◆ Supplied information
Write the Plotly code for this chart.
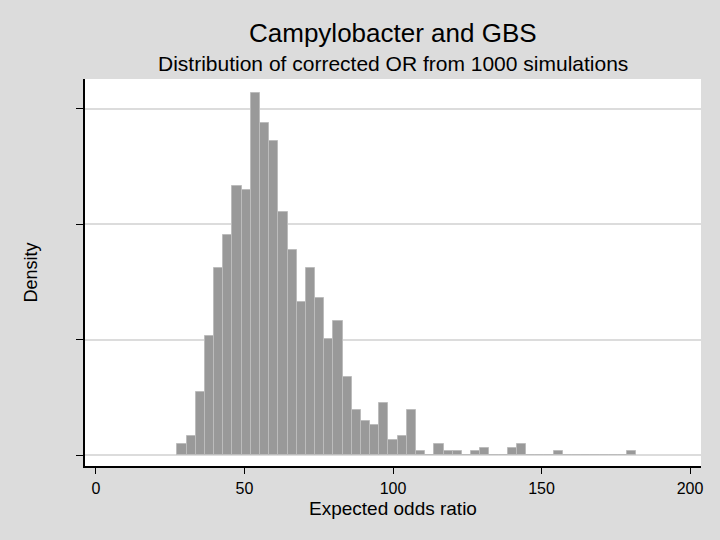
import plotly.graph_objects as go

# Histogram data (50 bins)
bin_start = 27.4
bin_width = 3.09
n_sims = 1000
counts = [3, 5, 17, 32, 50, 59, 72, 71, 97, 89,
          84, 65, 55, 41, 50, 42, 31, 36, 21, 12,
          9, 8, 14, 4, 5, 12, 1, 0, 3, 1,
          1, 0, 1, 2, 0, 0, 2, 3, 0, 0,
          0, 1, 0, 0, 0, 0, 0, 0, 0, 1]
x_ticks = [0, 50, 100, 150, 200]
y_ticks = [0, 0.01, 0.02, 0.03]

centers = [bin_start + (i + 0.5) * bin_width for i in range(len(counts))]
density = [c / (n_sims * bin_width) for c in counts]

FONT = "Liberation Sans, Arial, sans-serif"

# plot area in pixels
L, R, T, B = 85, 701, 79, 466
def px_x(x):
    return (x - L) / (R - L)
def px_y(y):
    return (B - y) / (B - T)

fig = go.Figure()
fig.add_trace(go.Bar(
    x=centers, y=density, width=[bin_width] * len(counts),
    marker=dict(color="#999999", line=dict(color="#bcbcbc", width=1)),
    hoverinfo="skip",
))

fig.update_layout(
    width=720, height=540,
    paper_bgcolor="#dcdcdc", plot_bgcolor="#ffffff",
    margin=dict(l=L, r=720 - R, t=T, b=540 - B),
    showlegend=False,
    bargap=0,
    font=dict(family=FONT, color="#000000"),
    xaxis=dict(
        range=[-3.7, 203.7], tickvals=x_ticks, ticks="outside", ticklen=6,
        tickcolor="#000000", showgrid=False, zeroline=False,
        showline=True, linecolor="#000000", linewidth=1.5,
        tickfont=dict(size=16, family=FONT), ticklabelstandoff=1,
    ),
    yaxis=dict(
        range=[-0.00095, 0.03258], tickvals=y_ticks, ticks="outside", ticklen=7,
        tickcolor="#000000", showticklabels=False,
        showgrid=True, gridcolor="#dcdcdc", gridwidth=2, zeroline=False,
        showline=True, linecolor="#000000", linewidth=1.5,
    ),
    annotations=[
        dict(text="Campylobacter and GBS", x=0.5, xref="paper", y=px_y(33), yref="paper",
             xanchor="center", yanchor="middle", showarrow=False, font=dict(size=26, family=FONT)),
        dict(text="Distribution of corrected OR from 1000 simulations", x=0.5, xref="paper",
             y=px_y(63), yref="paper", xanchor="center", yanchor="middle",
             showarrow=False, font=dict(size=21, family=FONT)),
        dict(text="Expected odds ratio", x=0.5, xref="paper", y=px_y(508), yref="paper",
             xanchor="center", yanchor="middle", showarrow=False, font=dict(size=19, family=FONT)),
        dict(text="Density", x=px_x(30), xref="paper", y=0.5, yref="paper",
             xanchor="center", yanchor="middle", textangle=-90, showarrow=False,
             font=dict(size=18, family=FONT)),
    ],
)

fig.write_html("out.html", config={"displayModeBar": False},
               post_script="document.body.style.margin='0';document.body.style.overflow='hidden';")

◆ Stated problem
Write the listing out a second time exactly, dropping all images.

◆ Right answer
Write the Plotly code for this chart.
import plotly.graph_objects as go

# Histogram data (50 bins)
bin_start = 27.4
bin_width = 3.09
n_sims = 1000
counts = [3, 5, 17, 32, 50, 59, 72, 71, 97, 89,
          84, 65, 55, 41, 50, 42, 31, 36, 21, 12,
          9, 8, 14, 4, 5, 12, 1, 0, 3, 1,
          1, 0, 1, 2, 0, 0, 2, 3, 0, 0,
          0, 1, 0, 0, 0, 0, 0, 0, 0, 1]
x_ticks = [0, 50, 100, 150, 200]
y_ticks = [0, 0.01, 0.02, 0.03]

centers = [bin_start + (i + 0.5) * bin_width for i in range(len(counts))]
density = [c / (n_sims * bin_width) for c in counts]

FONT = "Liberation Sans, Arial, sans-serif"

# plot area in pixels
L, R, T, B = 85, 701, 79, 466
def px_x(x):
    return (x - L) / (R - L)
def px_y(y):
    return (B - y) / (B - T)

fig = go.Figure()
fig.add_trace(go.Bar(
    x=centers, y=density, width=[bin_width] * len(counts),
    marker=dict(color="#999999", line=dict(color="#bcbcbc", width=1)),
    hoverinfo="skip",
))

fig.update_layout(
    width=720, height=540,
    paper_bgcolor="#dcdcdc", plot_bgcolor="#ffffff",
    margin=dict(l=L, r=720 - R, t=T, b=540 - B),
    showlegend=False,
    bargap=0,
    font=dict(family=FONT, color="#000000"),
    xaxis=dict(
        range=[-3.7, 203.7], tickvals=x_ticks, ticks="outside", ticklen=6,
        tickcolor="#000000", showgrid=False, zeroline=False,
        showline=True, linecolor="#000000", linewidth=1.5,
        tickfont=dict(size=16, family=FONT), ticklabelstandoff=1,
    ),
    yaxis=dict(
        range=[-0.00095, 0.03258], tickvals=y_ticks, ticks="outside", ticklen=7,
        tickcolor="#000000", showticklabels=False,
        showgrid=True, gridcolor="#dcdcdc", gridwidth=2, zeroline=False,
        showline=True, linecolor="#000000", linewidth=1.5,
    ),
    annotations=[
        dict(text="Campylobacter and GBS", x=0.5, xref="paper", y=px_y(33), yref="paper",
             xanchor="center", yanchor="middle", showarrow=False, font=dict(size=26, family=FONT)),
        dict(text="Distribution of corrected OR from 1000 simulations", x=0.5, xref="paper",
             y=px_y(63), yref="paper", xanchor="center", yanchor="middle",
             showarrow=False, font=dict(size=21, family=FONT)),
        dict(text="Expected odds ratio", x=0.5, xref="paper", y=px_y(508), yref="paper",
             xanchor="center", yanchor="middle", showarrow=False, font=dict(size=19, family=FONT)),
        dict(text="Density", x=px_x(30), xref="paper", y=0.5, yref="paper",
             xanchor="center", yanchor="middle", textangle=-90, showarrow=False,
             font=dict(size=18, family=FONT)),
    ],
)

fig.write_html("out.html", config={"displayModeBar": False},
               post_script="document.body.style.margin='0';document.body.style.overflow='hidden';")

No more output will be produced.